Den einfachen Gedanken des reinen Seins haben die Eleaten zuerst, vorzüglich Parmenides als das Absolute und als einzige Wahrheit, und, in den übergebliebenen Fragmenten von ihm, mit der reinen Begeisterung des Denkens, das zum ersten Male sich in seiner absoluten Abstraktion erfaßt, ausgesprochen: nur das Sein ist, und das Nichts ist gar nicht. – In orientalischen Systemen, wesentlich im Buddhismus, ist bekanntlich das Nichts, das Leere, das absolute Prinzip. – Der tiefsinnige Heraklit hob gegen jene einfache und einseitige Abstraktion den höheren totalen Begriff des Werdens hervor und sagte: das Sein ist sowenig als das Nichts, oder auch: Alles fließt, das heißt: Alles ist Werden. – Die populären, besonders orientalischen Sprüche, daß alles, was ist, den Keim seines Vergehens in seiner Geburt selbst habe, der Tod umgekehrt der Eingang in neues Leben sei, drüben im Grunde dieselbe Einigung des Seins und Nichts aus. Aber diese Ausdrücke haben ein Substrat, an dem der Übergang[84] geschieht; Sein und Nichts werden in der Zeit auseinandergehalten, als in ihr abwechselnd vorgestellt, nicht aber in ihrer Abstraktion gedacht, und daher auch nicht so, daß sie an und für sich dasselbe sind.

»Ex nihilo nihil fit« ist einer der Sätze, denen in der Metaphysik große Bedeutung zugeschrieben wurde. Es ist darin entweder nur die gehaltlose Tautologie zu sehen: Nichts ist Nichts; oder wenn das Werden wirkliche Bedeutung darin haben sollte, so ist vielmehr, indem nur Nichts aus Nichts wird, in der Tat kein Werden darin vorhanden, denn Nichts bleibt darin Nichts. Das Werden enthält, daß Nichts nicht Nichts bleibe, sondern in sein Anderes, in das Sein übergehe. – Wenn die spätere, vornehmlich christliche Metaphysik den Satz, aus Nichts werde Nichts, verwarf, so behauptete sie einen Übergang von Nichts in Sein; so synthetisch oder bloß vorstellend sie auch diesen Satz nahm, so ist doch auch in der unvollkommensten Vereinigung ein Punkt enthalten, worin Sein und Nichts zusammentreffen und ihre Unterschiedenheit verschwindet. – Seine eigentliche Wichtigkeit hat der Satz »Aus Nichts wird Nichts, Nichts ist eben Nichts« durch seinen Gegensatz gegen das Werden überhaupt und damit auch gegen die Erschaffung der Welt aus Nichts. Diejenigen, welche den Satz »Nichts ist eben Nichts«, sogar sich dafür ereifernd, behaupten, sind bewußtlos darüber, daß sie damit dem abstrakten Pantheismus der Eleaten, der Sache nach auch dem spinozistischen, beipflichten. Die philosophische Ansicht, welcher »Sein ist nur Sein, Nichts ist nur Nichts« als Prinzip gilt, verdient den Namen Identitätssystem; diese abstrakte Identität ist das Wesen des Pantheismus.

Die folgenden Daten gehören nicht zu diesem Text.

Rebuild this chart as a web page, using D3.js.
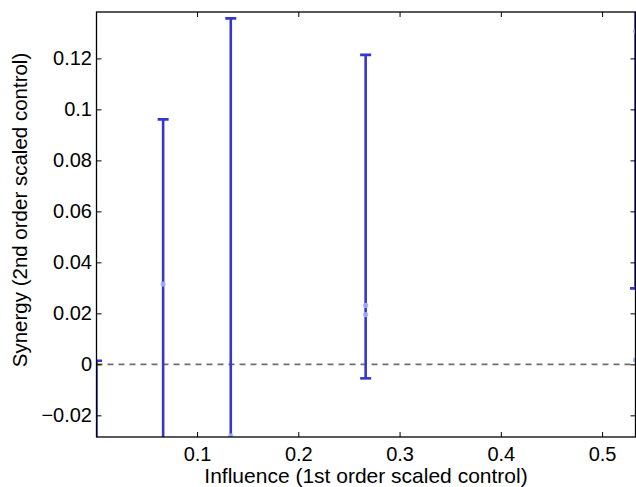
<!DOCTYPE html>
<html><head><meta charset="utf-8">
<script src="https://cdn.jsdelivr.net/npm/d3@7"></script>
<style>body{margin:0;background:#fff}svg{display:block}text{font-family:"Liberation Sans",Arial,sans-serif}</style>
</head><body>
<script>
// Error bar data: x position, centre, half-width
const barX = [0.0007, 0.0665, 0.1333, 0.2665, 0.533];
const barCenter = [-0.05, 0.0315, 0.05, 0.05795, 0.16];
const barErr = [0.0514, 0.0646, 0.0857, 0.06345, 0.1302];
// Light sample points
const ptX = [0.0665, 0.1333, 0.2665, 0.2665, 0.533, 0.533];
const ptY = [0.0315, -0.028, 0.0231, 0.0195, 0.1307, 0.0017];
const xTicks = [0.1, 0.2, 0.3, 0.4, 0.5];
const yTicks = [-0.02, 0, 0.02, 0.04, 0.06, 0.08, 0.1, 0.12];
const xDomain = [0.0007, 0.533];
const yDomain = [-0.0285, 0.1382];

const W = 636, H = 487;
const L = 96.5, R = 635.5, T = 12, B = 437;
const svg = d3.select("body").append("svg").attr("width", W).attr("height", H);
const x = d3.scaleLinear().domain(xDomain).range([L, R]);
const y = d3.scaleLinear().domain(yDomain).range([B, T]);

svg.append("clipPath").attr("id","clip").append("rect")
  .attr("x", L).attr("y", T).attr("width", R - L).attr("height", B - T);
const g = svg.append("g").attr("clip-path","url(#clip)");

// zero dashed line
g.append("line").attr("x1", L).attr("x2", R).attr("y1", y(0)).attr("y2", y(0))
  .attr("stroke","#6e6e6e").attr("stroke-width",1.6).attr("stroke-dasharray","6,5");

const blue = "#3636cf";
const capW = 5.5;
barX.forEach((bx, i) => {
  const lo = barCenter[i] - barErr[i], hi = barCenter[i] + barErr[i];
  const px = x(bx);
  g.append("line").attr("x1", px).attr("x2", px).attr("y1", y(lo)).attr("y2", y(hi))
    .attr("stroke", blue).attr("stroke-width", 2.6);
  [lo, hi].forEach(v => {
    g.append("line").attr("x1", px - capW).attr("x2", px + capW).attr("y1", y(v)).attr("y2", y(v))
      .attr("stroke", blue).attr("stroke-width", 2.6);
  });
});

ptX.forEach((px, i) => {
  g.append("circle").attr("cx", x(px)).attr("cy", y(ptY[i])).attr("r", 2.6)
    .attr("fill", "#9fb4f5").attr("opacity", 0.9);
});

// axes box with inward ticks
const axG = svg.append("g");
axG.append("g").attr("transform", `translate(0,${B})`)
  .call(d3.axisBottom(x).tickValues(xTicks).tickSizeInner(-5).tickSizeOuter(0).tickPadding(10).tickFormat(d3.format("")));
axG.append("g").attr("transform", `translate(0,${T})`)
  .call(d3.axisTop(x).tickValues(xTicks).tickSizeInner(-5).tickSizeOuter(0).tickFormat(""));
axG.append("g").attr("transform", `translate(${L},0)`)
  .call(d3.axisLeft(y).tickValues(yTicks).tickSizeInner(-5).tickSizeOuter(0).tickPadding(4.5)
    .tickFormat(d => d === 0 ? "0" : (d < 0 ? "\u22120.02" : d3.format("")(d))));
axG.append("g").attr("transform", `translate(${R},0)`)
  .call(d3.axisRight(y).tickValues(yTicks).tickSizeInner(-5).tickSizeOuter(0).tickFormat(""));
axG.selectAll(".domain").remove();
axG.selectAll(".tick line").attr("stroke","#000").attr("stroke-width",1);
axG.selectAll(".tick text").attr("fill","#000").style("font-size","20px");
axG.append("rect").attr("x", L).attr("y", T).attr("width", R - L).attr("height", B - T)
  .attr("fill","none").attr("stroke","#000").attr("stroke-width",1.3);

svg.append("text").attr("x", 366).attr("y", 482.5).attr("text-anchor","middle")
  .style("font-size","21px").text("Influence (1st order scaled control)");
svg.append("text").attr("transform","translate(27,210) rotate(-90)").attr("text-anchor","middle")
  .style("font-size","20.5px").text("Synergy (2nd order scaled control)");
</script>
</body></html>
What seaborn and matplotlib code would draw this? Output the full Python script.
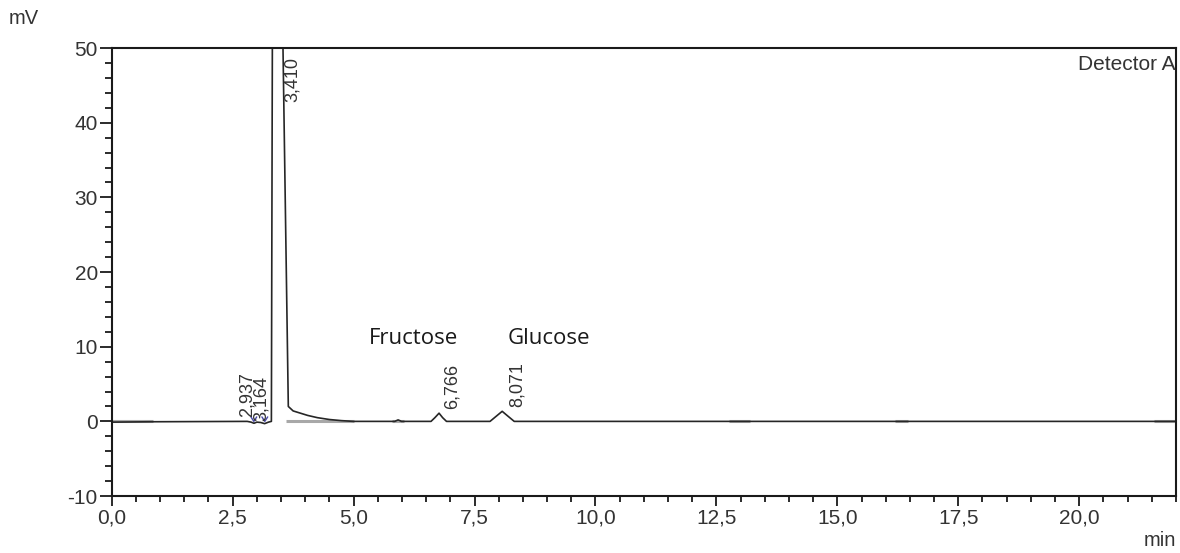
import matplotlib
matplotlib.use("Agg")
import matplotlib.pyplot as plt
import seaborn as sns
import pandas as pd
from matplotlib.ticker import MultipleLocator, FuncFormatter

# ---- data ----
time_min = [0.0, 0.8, 2.80, 2.88, 2.94, 3.00, 3.08, 3.16, 3.24, 3.30, 3.32, 3.41, 3.54,
            3.65, 3.75, 3.90, 4.05, 4.25, 4.50, 4.75, 5.00, 5.85, 5.92, 5.99,
            6.60, 6.68, 6.766, 6.84, 6.92, 7.82, 7.95, 8.071, 8.19, 8.32, 22.0]
signal_mv = [-0.1, -0.05, 0.0, -0.1, -0.25, -0.1, -0.15, -0.3, -0.1, 0.0, 50.0, 62.0, 50.0,
             2.0, 1.4, 1.1, 0.8, 0.5, 0.25, 0.1, 0.0, 0.0, 0.2, 0.0,
             0.0, 0.5, 1.1, 0.5, 0.0, 0.0, 0.7, 1.35, 0.7, 0.0, 0.0]

baseline_start = [0.0, 3.60, 5.80, 12.75, 16.20, 21.55]
baseline_end = [0.85, 5.00, 6.05, 13.20, 16.45, 22.0]

peak_rt = [2.937, 3.164, 3.410, 6.766, 8.071]
peak_labels = ["2,937", "3,164", "3,410", "6,766", "8,071"]
label_x = [2.79, 3.10, 3.73, 7.04, 8.38]
label_y = [0.6, 0.1, 48.8, 1.7, 1.9]
label_va = ["bottom", "bottom", "top", "bottom", "bottom"]

compound_names = ["Fructose", "Glucose"]
compound_x = [6.23, 9.03]
compound_y = [11.1, 11.1]

x_range = [0.0, 22.0]
y_range = [-10.0, 50.0]

# ---- figure ----
sns.set_theme(style="white")
plt.rcParams["font.family"] = ["Liberation Sans", "DejaVu Sans"]
plt.rcParams["axes.edgecolor"] = "#1a1a1a"

fig = plt.figure(figsize=(11.8, 5.53), dpi=100)
ax = fig.add_axes([0.0947, 0.103, 0.9019, 0.810])

df = pd.DataFrame({"time": time_min, "mV": signal_mv})

# gray baseline overlay segments
for s, e in zip(baseline_start, baseline_end):
    ax.plot([s, e], [0, 0], color="#a8a8a8", lw=2.2, solid_capstyle="butt", zorder=1)

sns.lineplot(data=df, x="time", y="mV", ax=ax, sort=False, estimator=None,
             color="#262626", lw=1.2, zorder=2)

# blue peak markers for tiny peaks
for rt in peak_rt[:2]:
    ax.plot([rt - 0.06, rt, rt + 0.06], [0.6, 0.0, 0.6], color="#4a4aa8", lw=1.0, zorder=3)

for x, y, t, va in zip(label_x, label_y, peak_labels, label_va):
    ax.text(x, y, t, rotation=90, ha="center", va=va, fontsize=13, color="#333333")

for x, y, t in zip(compound_x, compound_y, compound_names):
    ax.text(x, y, t, ha="center", va="center", fontsize=16, color="#1a1a1a",
            family=["Open Sans", "DejaVu Sans"])

ax.set_xlim(*x_range)
ax.set_ylim(*y_range)
ax.set_xlabel("")
ax.set_ylabel("")

ax.xaxis.set_major_locator(MultipleLocator(2.5))
ax.xaxis.set_minor_locator(MultipleLocator(0.5))
ax.yaxis.set_major_locator(MultipleLocator(10))
ax.yaxis.set_minor_locator(MultipleLocator(2))
ax.xaxis.set_major_formatter(FuncFormatter(lambda v, p: f"{v:.1f}".replace(".", ",")))
ax.yaxis.set_major_formatter(FuncFormatter(lambda v, p: f"{v:.0f}"))

ax.tick_params(axis="x", which="major", direction="out", length=7.5, width=1.3,
               colors="#1a1a1a", labelsize=15, labelcolor="#333333", pad=1.5, bottom=True)
ax.tick_params(axis="x", which="minor", direction="out", length=4, width=1.3,
               colors="#1a1a1a", bottom=True)
ax.tick_params(axis="y", which="major", direction="out", length=9, width=1.3,
               colors="#1a1a1a", labelsize=15, labelcolor="#333333", pad=1, left=True)
ax.tick_params(axis="y", which="minor", direction="out", length=5, width=1.3,
               colors="#1a1a1a", left=True)

for sp in ax.spines.values():
    sp.set_visible(True)
    sp.set_linewidth(1.5)
    sp.set_color("#1a1a1a")

ax.text(1.0, 0.985, "Detector A", transform=ax.transAxes, ha="right", va="top",
        fontsize=15, color="#333333", clip_on=True)

fig.text(0.007, 0.967, "mV", ha="left", va="center", fontsize=14.5, color="#333333")
fig.text(0.9966, 0.022, "min", ha="right", va="center", fontsize=14.5, color="#333333")

fig.savefig("out.png", dpi=100)
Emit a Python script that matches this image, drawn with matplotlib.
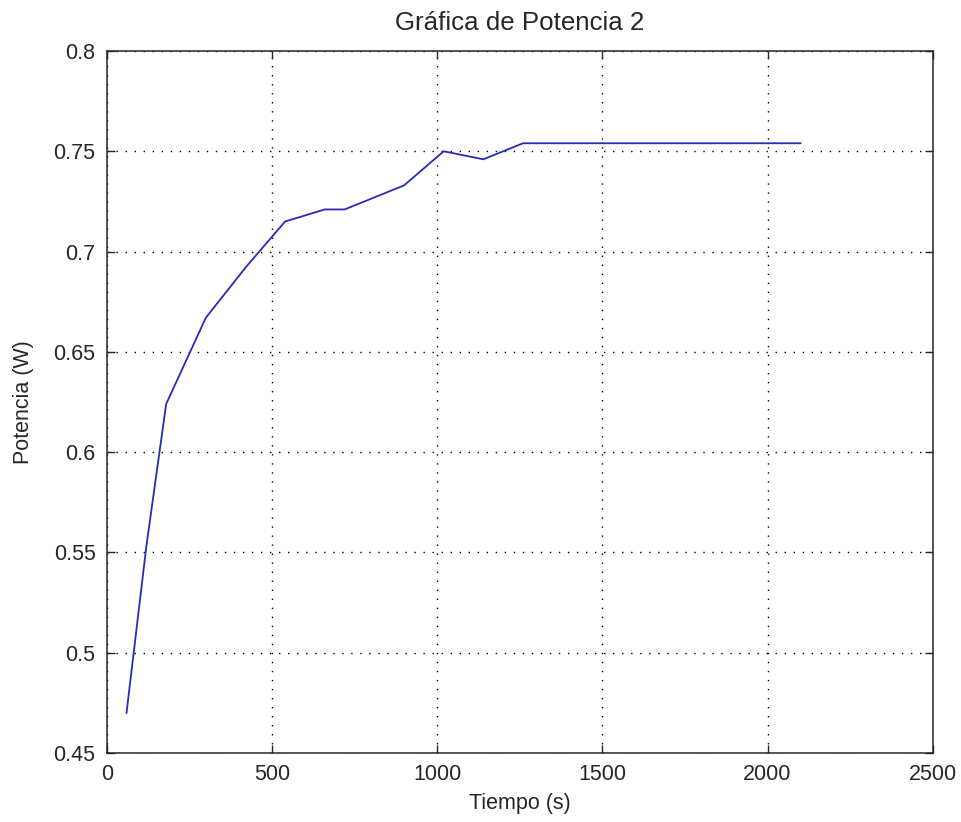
import matplotlib
matplotlib.use('Agg')
import matplotlib.pyplot as plt

# datos
tiempo = [60, 120, 180, 300, 420, 540, 660, 720, 900, 1020, 1140, 1260, 2100]
potencia = [0.470, 0.553, 0.624, 0.667, 0.692, 0.715, 0.721, 0.721, 0.733, 0.750, 0.746, 0.754, 0.754]

xticks = [0, 500, 1000, 1500, 2000, 2500]
yticks = [0.45, 0.5, 0.55, 0.6, 0.65, 0.7, 0.75, 0.8]
ytick_labels = ['0.45', '0.5', '0.55', '0.6', '0.65', '0.7', '0.75', '0.8']

plt.rcParams['font.family'] = ['Liberation Sans', 'DejaVu Sans']
plt.rcParams['font.size'] = 15.5

fig = plt.figure(figsize=(9.61, 8.22), dpi=100)
ax = fig.add_axes([106.7 / 961, 1 - 753 / 822, (932.7 - 106.7) / 961, (753 - 51) / 822])

ax.plot(tiempo, potencia, color='#2a2ab8', linewidth=1.3)

ax.set_xlim(0, 2500)
ax.set_ylim(0.45, 0.8)
ax.set_xticks(xticks)
ax.set_yticks(yticks)
ax.set_yticklabels(ytick_labels)

ax.grid(True, color='black', linestyle=(0, (1, 5.5)), linewidth=1.0)
ax.tick_params(direction='in', length=6, width=1, top=True, right=True,
               colors='#262626', labelcolor='#262626', pad=8)
for s in ax.spines.values():
    s.set_color('#262626')
    s.set_linewidth(1.1)

ax.set_title('Gráfica de Potencia 2', pad=15, color='#262626')
ax.set_xlabel('Tiempo (s)', labelpad=6, color='#262626')
ax.set_ylabel('Potencia (W)', labelpad=14, color='#262626')

fig.savefig('out.png', dpi=100, facecolor='white')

Wenn das Resultat, daß Sein und Nichts dasselbe ist, für sich auffällt oder paradox scheint, so ist hierauf nicht weiter zu achten; es wäre sich vielmehr über jene Verwunderung zu verwundern, die sich so neu in der Philosophie zeigt und vergißt, daß in dieser Wissenschaft ganz andere Bestimmungen vorkommen als im gewöhnlichen Bewußtsein und im[85] sogenannten gemeinen Menschenverstande, der nicht gerade der gesunde, sondern auch der zu Abstraktionen und zu dem Glauben oder vielmehr Aberglauben an Abstraktionen heraufgebildete Verstand ist. Es wäre nicht schwer, diese Einheit von Sein und Nichts in jedem Beispiele, in jedem Wirklichen oder Gedanken aufzuzeigen. Es muß dasselbe, was oben von der Unmittelbarkeit und Vermittlung (welche letztere eine Beziehung aufeinander, damit Negation enthält), vom Sein und Nichts gesagt werden, daß es nirgend im Himmel und auf Erden etwas gebe, was nicht beides. Sein und Nichts, in sich enthielte. Freilich, da hierbei von einem irgend Etwas und Wirklichem die Rede wird, so sind darin jene Bestimmungen nicht mehr in der vollkommenen Unwahrheit, in der sie als Sein und Nichts sind, vorhanden, sondern in einer weiteren Bestimmung, und werden z.B. als Positives und Negatives aufgefaßt, jenes das gesetzte, reflektierte Sein, dieses das gesetzte, reflektierte Nichts; aber Positives und Negatives enthalten jenes das Sein, dieses das Nichts als ihre abstrakte Grundlage. – So in Gott selbst enthält die Qualität, Tätigkeit, Schöpfung, Macht usf. wesentlich die Bestimmung des Negativen, – sie sind ein Hervorbringen eines Anderen. Aber eine empirische Erläuterung von jener Behauptung durch Beispiele wäre hier ganz und gar überflüssig. Da nunmehr diese Einheit von Sein und Nichts als erste Wahrheit ein für allemal zugrunde liegt und das Element von allem Folgenden ausmacht, so sind außer dem Werden selbst alle ferneren logischen Bestimmungen: Dasein, Qualität, überhaupt alle Begriffe der Philosophie, Beispiele dieser Einheit.